Dedicated kit websites such as footballshirtculture.com come alive during summer with shirt aficionados rating the new efforts. Adidas’s stock templates rouse particular anger, and Middlesbrough, Plymouth and Swindon fans will be none too pleased with how similar their kits are to one another. Puma has decided to smear a giant V on most of their new designs, whereas Nike’s efforts are generally restrained and tasteful (witness Villa, Palace and Fulham) and Umbro’s Manchester City is gloriously uncluttered.

All of the manufacturers enjoy talking up the space-age technology that’s gone into their piece of overpriced polyester, often with unintentionally comic results. Umbro took care to emphasise the tailoring of their Spartan new England shirt earlier this year, which doesn’t quite tally with its striking resemblance to a polo shirt and PE kit. Chelsea’s new Adidas shirt includes “layered chest panelling coupled with a 3D Formotion cut, waffled Climacool fabric, and mesh panelling across major sweat zones”. Thank god.
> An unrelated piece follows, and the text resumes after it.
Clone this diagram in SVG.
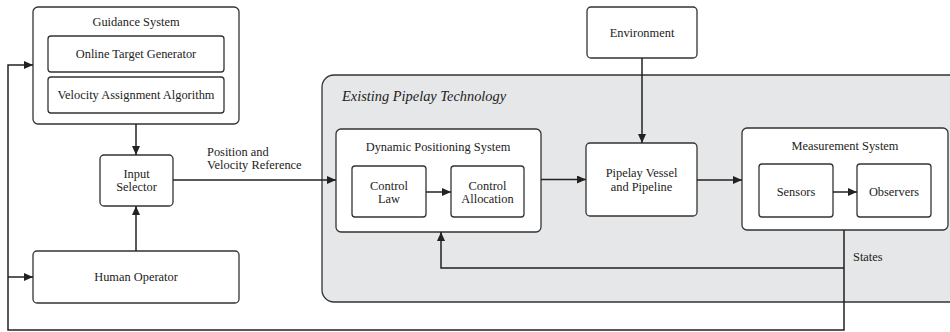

Lower down the leagues, the quality noticeably drops. Doncaster’s Vandanel shirt has more than a whiff of non-League mediocrity about it, while Chesterfield have opted to sublimate a picture of their ground onto their shirt in the year they are leaving it. The last team to take this approach was Manchester United in 1994, and I fondly remember finding a perfect-looking counterfeit on the continent which was only let down by its use of a picture of Old Trafford cricket ground. Saltergate is unlikely to cause Greek bootleggers similar problems.

Bury have reverted to their first ever kit from 1887-88, a classy red-and-white striped shirt with navy shorts. It’s slightly ruined by “Bury Council” being plastered on the front in the least inspiring font imaginable. These are the crucial margins on which classic kits are made, and logo designers have a lot to answer for.

Newcastle had the high-watermark with their use of the iconic Brown Ale star, and in quainter times teams were sponsored by things like yoghurts and lawnmower companies. Now it’s all anonymous and vaguely threatening online betting giants. This year Wolves have Sportingbet, Sunderland Boylesports, West Ham SBOBET and both Wigan and Bolton 188Bet. All promise to take your money from you with misleadingly approachable, aspirational logos. By contrast, Leicester are sponsorless at their fans’ request for their 125th season kit.

By far the most ridiculous new shirt this year comes from Spain. Joma’s Getafe shirt is disgraceful, scarred with an ugly flash reminiscent of the wild excess of bad late 1990s efforts. It’s not helped by its Burger King sponsorship, but the pièce de résistance is a print on the inside of the shirt of a grinning king wearing a crown. This will cover players’ faces when they perform Ravanelli-style shirt-over-head celebrations. Classy.